Ntvnews.id, Jakarta - Komisi Pemberantasan Korupsi (KPK) menyebut dalam kasus pengurusan Rencana Penggunaan Tenaga Kerja Asing (RPTKA) yang terjadi di lingkungan Direktorat Jenderal Pembinaan Penempatan Tenaga Kerja dan Perluasan Kesempatan Kerja (Ditjen Binapenta dan PKK) Kementerian Ketenagakerjaan (Kemenaker).
Pernyataan ini disampaikan oleh Plt.

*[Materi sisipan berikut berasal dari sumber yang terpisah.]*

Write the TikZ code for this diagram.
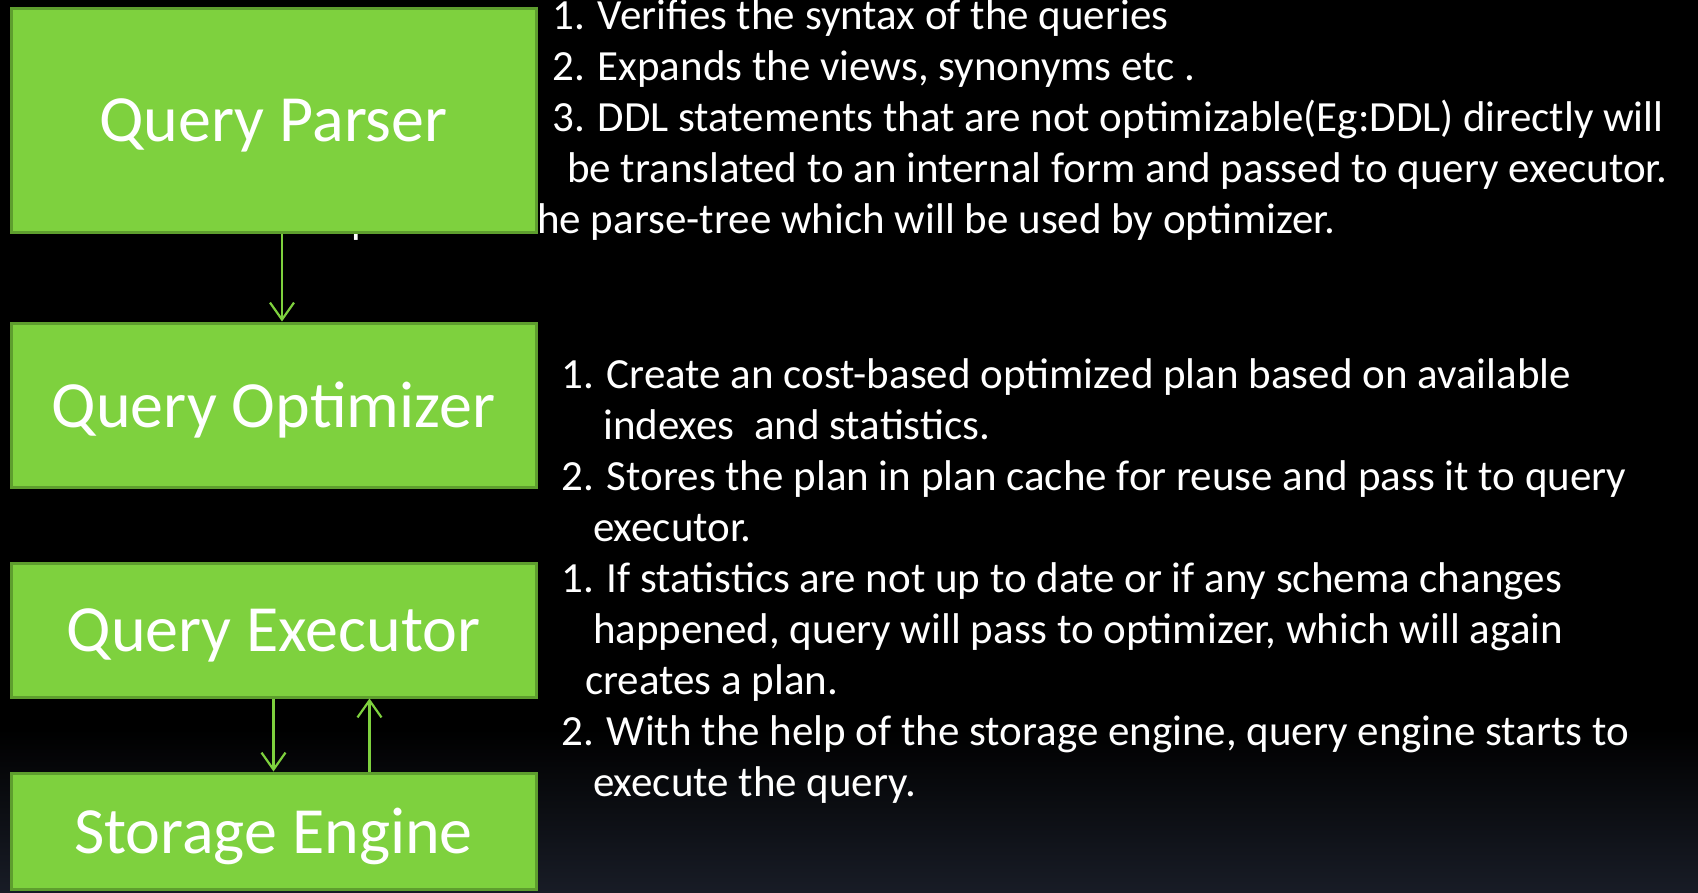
\documentclass[tikz,border=0pt]{standalone}
\usepackage{fontspec}
\setmainfont{Carlito}
\usetikzlibrary{arrows.meta}
\definecolor{boxgreen}{RGB}{126,209,62}
\definecolor{boxedge}{RGB}{94,158,46}
\definecolor{bgbottom}{RGB}{24,28,38}
\tikzset{
  stage/.style={draw=boxedge, line width=3pt, fill=boxgreen, text=white,
    minimum width=525pt, font=\fontsize{66}{74}\selectfont, inner sep=0pt},
  stagelabel/.style={text=white, font=\fontsize{66}{74}\selectfont, inner sep=0pt},
  desc/.style={anchor=base west, text=white, font=\fontsize{43}{49}\selectfont, inner sep=0pt},
  arr/.style={draw=boxgreen, line width=2.2pt, -{Straight Barb[length=17pt,width=24pt,line width=2.2pt]}}
}
\begin{document}
\begin{tikzpicture}[x=1pt,y=-1pt]
\useasboundingbox (0,0) rectangle (1698,892);
\clip (0,0) rectangle (1698,892);
\fill[black] (0,0) rectangle (1698,730);
\shade[top color=black, bottom color=bgbottom] (0,729) rectangle (1698,892);
% block 1 text (behind boxes)
\node[desc] (t11) at (552,29) {1. Verifies the syntax of the queries};
\node[desc] (t12) at (552,80) {2. Expands the views, synonyms etc .};
\node[desc] (t13) at (552,131) {3. DDL statements that are not optimizable(Eg:DDL) directly will};
\node[desc] (t14) at (567,182) {be translated to an internal form and passed to query executor.};
\node[desc] (t15) at (537,233) {\llap{4. produces t}he parse-tree which will be used by optimizer.};
% block 2
\node[desc] (t21) at (561,388) {1. Create an cost-based optimized plan based on available};
\node[desc] (t22) at (603,439) {indexes\ \ and statistics.};
\node[desc] (t23) at (561,490) {2. Stores the plan in plan cache for reuse and pass it to query};
\node[desc] (t24) at (593,541) {executor.};
% block 3
\node[desc] (t31) at (561,592) {1. If statistics are not up to date or if any schema changes};
\node[desc] (t32) at (593,643) {happened, query will pass to optimizer, which will again};
\node[desc] (t33) at (585,694) {creates a plan.};
\node[desc] (t34) at (561,745) {2. With the help of the storage engine, query engine starts to};
\node[desc] (t35) at (593,796) {execute the query.};
% boxes
\node[stage, minimum height=224pt] (parser) at (273.5,120) {};
\node[stage, minimum height=164pt] (optimizer) at (273.5,405) {};
\node[stage, minimum height=134pt] (executor) at (273.5,630) {};
\node[stage, minimum height=116pt] (storage) at (273.5,831) {};
\node[stagelabel] (lparser) at ([yshift=-5pt]parser.center) {Query Parser};
\node[stagelabel] (loptimizer) at ([yshift=-5pt]optimizer.center) {Query Optimizer};
\node[stagelabel] (lexecutor) at ([yshift=-5pt]executor.center) {Query Executor};
\node[stagelabel] (lstorage) at ([yshift=-5pt]storage.center) {Storage Engine};
% connectors
\draw[arr] ([xshift=8.5pt]parser.south) -- ([xshift=8.5pt]optimizer.north);
\draw[arr] (executor.south) -- (storage.north);
\draw[arr] ([xshift=96pt]storage.north) -- ([xshift=96pt]executor.south);
\end{tikzpicture}
\end{document}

Deputi Penindakan dan Eksekusi KPK, Asep Guntur Rahayu usai tim penyidik menggeledah kantor pusat Kemenaker di Jakarta, Selasa, 20 Mei 2025.
Menurut Asep, terdapat oknum pegawai di lingkungan Ditjen Binapenta dan PKK yang diduga melakukan pemungutan dana secara ilegal kepada calon tenaga kerja asing. Aksi tersebut dilakukan dengan cara memaksa pihak tertentu memberikan sejumlah uang sebagai syarat untuk melancarkan proses perizinan kerja di Indonesia.
“Oknum Kemenaker pada Ditjen Binapenta dan PKK memungut atau memaksa seseorang memberikan sesuatu terhadap para calon tenaga kerja asing yang akan bekerja di Indonesia,” katanya.
Gedung KPK. (Antara)
Sebagai tindak lanjut dari hasil penyelidikan, KPK telah menetapkan delapan orang tersangka. Mereka dijerat dengan Pasal 12B dan 12E Undang-Undang Nomor 20 Tahun 2001 tentang Pemberantasan Tindak Pidana Korupsi.
Pasal-pasal tersebut mengatur larangan bagi pejabat negara atau pegawai negeri untuk menerima gratifikasi atau hadiah yang berkaitan dengan jabatannya, terlebih jika itu bertentangan dengan kewajiban atau digunakan untuk menyalahgunakan kekuasaan.
Sanksi hukum yang mengancam para tersangka cukup berat, yaitu pidana penjara minimal 4 tahun dan maksimal 20 tahun. Denda paling sedikit Rp200 juta dan bisa mencapai hingga Rp1 miliar.
Berdasarkan hasil penyidikan, kasus dugaan korupsi dalam pengurusan RPTKA ini berlangsung dalam kurun waktu tahun 2020 hingga 2023. Ini menunjukkan bahwa praktik tersebut berlangsung cukup lama dan sistematis.